◆ Provided records:
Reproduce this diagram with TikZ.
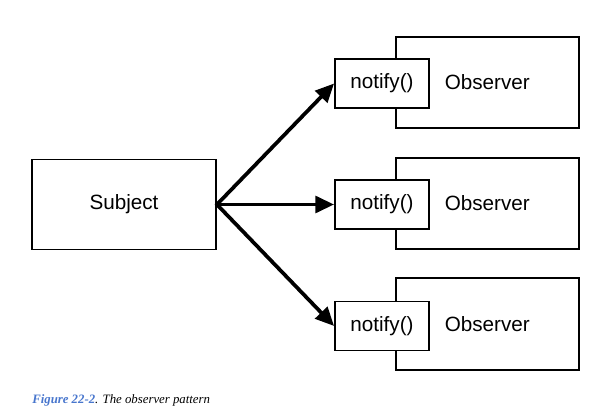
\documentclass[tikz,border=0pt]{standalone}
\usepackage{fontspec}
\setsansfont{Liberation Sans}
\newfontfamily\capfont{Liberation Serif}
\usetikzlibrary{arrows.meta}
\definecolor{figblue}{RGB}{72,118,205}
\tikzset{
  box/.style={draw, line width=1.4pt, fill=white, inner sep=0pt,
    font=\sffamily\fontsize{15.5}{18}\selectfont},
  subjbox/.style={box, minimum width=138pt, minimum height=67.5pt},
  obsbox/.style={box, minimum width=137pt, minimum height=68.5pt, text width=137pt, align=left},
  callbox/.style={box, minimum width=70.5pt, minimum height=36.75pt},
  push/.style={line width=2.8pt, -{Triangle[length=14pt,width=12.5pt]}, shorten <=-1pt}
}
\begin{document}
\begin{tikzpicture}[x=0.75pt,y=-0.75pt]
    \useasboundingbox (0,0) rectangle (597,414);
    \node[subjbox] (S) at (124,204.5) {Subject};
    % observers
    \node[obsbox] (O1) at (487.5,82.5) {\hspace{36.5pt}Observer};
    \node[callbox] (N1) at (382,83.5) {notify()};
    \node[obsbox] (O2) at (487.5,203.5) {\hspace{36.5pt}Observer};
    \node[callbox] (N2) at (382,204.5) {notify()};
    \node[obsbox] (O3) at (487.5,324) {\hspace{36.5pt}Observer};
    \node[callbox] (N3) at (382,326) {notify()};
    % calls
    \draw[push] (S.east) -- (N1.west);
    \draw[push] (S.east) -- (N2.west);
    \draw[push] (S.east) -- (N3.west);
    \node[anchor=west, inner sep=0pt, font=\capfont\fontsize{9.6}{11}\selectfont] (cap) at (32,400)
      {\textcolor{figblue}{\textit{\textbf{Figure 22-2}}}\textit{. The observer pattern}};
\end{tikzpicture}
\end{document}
==
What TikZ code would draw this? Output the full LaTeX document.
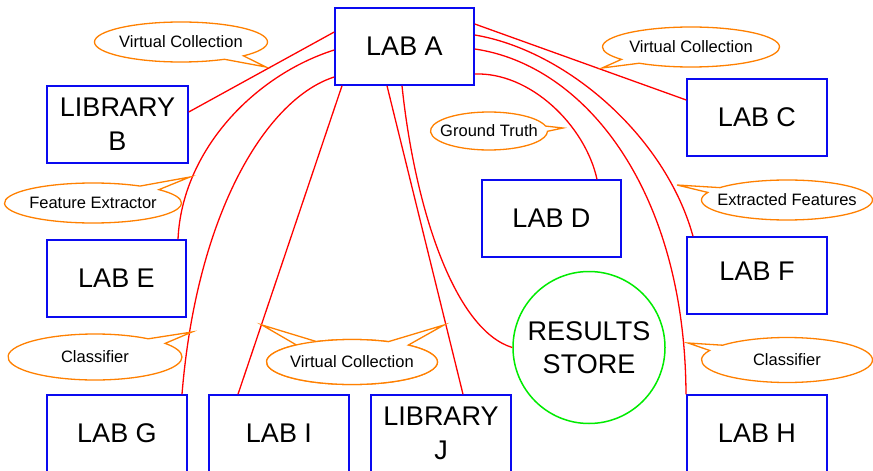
--
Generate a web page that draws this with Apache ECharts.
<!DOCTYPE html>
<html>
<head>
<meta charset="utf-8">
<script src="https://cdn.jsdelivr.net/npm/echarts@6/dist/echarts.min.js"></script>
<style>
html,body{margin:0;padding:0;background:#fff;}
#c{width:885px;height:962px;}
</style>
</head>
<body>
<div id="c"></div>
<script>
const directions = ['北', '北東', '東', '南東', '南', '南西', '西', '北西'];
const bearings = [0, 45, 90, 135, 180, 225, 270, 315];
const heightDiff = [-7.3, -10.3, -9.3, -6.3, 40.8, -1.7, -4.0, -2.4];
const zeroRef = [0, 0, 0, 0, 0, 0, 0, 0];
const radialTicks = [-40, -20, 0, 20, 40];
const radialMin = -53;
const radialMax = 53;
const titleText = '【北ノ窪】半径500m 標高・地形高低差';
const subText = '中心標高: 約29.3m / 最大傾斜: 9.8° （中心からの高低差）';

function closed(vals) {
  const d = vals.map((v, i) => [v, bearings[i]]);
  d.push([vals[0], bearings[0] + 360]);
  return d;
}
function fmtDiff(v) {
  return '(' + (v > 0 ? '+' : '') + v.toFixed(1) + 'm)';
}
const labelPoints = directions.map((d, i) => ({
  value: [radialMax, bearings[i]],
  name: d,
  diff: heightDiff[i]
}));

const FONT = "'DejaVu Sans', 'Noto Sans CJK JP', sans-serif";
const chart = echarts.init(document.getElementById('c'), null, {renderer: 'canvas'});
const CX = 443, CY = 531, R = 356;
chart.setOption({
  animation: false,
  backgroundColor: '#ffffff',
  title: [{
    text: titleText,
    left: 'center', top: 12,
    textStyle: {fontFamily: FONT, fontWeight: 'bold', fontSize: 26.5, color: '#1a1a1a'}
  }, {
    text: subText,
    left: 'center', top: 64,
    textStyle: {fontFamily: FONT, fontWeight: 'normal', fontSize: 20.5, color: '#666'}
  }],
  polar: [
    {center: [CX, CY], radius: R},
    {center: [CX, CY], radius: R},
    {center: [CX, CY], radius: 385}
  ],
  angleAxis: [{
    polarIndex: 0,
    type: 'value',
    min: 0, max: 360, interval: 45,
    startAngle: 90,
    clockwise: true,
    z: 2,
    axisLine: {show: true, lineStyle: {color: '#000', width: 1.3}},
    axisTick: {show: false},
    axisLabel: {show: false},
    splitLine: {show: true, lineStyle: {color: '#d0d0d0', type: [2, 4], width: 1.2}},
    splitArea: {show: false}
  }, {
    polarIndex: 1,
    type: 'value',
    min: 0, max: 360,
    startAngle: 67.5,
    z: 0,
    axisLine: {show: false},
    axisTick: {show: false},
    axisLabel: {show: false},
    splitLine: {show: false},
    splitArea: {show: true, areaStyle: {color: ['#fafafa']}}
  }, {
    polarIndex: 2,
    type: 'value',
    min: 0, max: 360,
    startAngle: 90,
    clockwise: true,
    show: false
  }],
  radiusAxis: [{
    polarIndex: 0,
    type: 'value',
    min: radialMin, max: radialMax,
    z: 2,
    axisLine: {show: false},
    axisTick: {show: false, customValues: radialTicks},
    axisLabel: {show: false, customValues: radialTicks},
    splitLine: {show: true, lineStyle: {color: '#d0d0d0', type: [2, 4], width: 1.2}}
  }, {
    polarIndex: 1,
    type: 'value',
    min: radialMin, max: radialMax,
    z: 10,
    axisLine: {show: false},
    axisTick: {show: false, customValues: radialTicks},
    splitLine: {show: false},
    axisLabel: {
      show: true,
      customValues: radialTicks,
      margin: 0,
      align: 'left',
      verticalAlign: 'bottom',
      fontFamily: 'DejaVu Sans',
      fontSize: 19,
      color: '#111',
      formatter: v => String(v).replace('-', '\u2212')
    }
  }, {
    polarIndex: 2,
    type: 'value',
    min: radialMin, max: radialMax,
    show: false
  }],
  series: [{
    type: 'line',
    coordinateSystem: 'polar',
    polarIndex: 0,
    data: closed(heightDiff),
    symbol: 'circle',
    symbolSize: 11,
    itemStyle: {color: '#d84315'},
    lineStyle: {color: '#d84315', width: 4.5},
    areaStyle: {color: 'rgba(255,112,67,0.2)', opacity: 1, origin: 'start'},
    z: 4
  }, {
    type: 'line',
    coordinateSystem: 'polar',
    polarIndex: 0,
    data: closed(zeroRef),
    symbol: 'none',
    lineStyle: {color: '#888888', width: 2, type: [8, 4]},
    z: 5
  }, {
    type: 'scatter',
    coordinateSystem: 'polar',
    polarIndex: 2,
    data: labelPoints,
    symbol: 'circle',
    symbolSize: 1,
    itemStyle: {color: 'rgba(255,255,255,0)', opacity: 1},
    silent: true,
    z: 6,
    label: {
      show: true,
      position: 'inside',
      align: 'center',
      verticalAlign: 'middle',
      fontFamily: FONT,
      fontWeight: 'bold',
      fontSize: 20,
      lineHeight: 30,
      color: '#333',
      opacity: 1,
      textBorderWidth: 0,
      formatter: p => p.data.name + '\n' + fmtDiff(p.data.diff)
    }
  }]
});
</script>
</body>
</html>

◆ Exercise requirements: Provide an exact reproduction of only those lines that start at the line containing "Generate a web" and end at the line containing "const subText = '中心標高: 約29.3m", inclusive.

◆ Correct answer:
Generate a web page that draws this with Apache ECharts.
<!DOCTYPE html>
<html>
<head>
<meta charset="utf-8">
<script src="https://cdn.jsdelivr.net/npm/echarts@6/dist/echarts.min.js"></script>
<style>
html,body{margin:0;padding:0;background:#fff;}
#c{width:885px;height:962px;}
</style>
</head>
<body>
<div id="c"></div>
<script>
const directions = ['北', '北東', '東', '南東', '南', '南西', '西', '北西'];
const bearings = [0, 45, 90, 135, 180, 225, 270, 315];
const heightDiff = [-7.3, -10.3, -9.3, -6.3, 40.8, -1.7, -4.0, -2.4];
const zeroRef = [0, 0, 0, 0, 0, 0, 0, 0];
const radialTicks = [-40, -20, 0, 20, 40];
const radialMin = -53;
const radialMax = 53;
const titleText = '【北ノ窪】半径500m 標高・地形高低差';
const subText = '中心標高: 約29.3m / 最大傾斜: 9.8° （中心からの高低差）';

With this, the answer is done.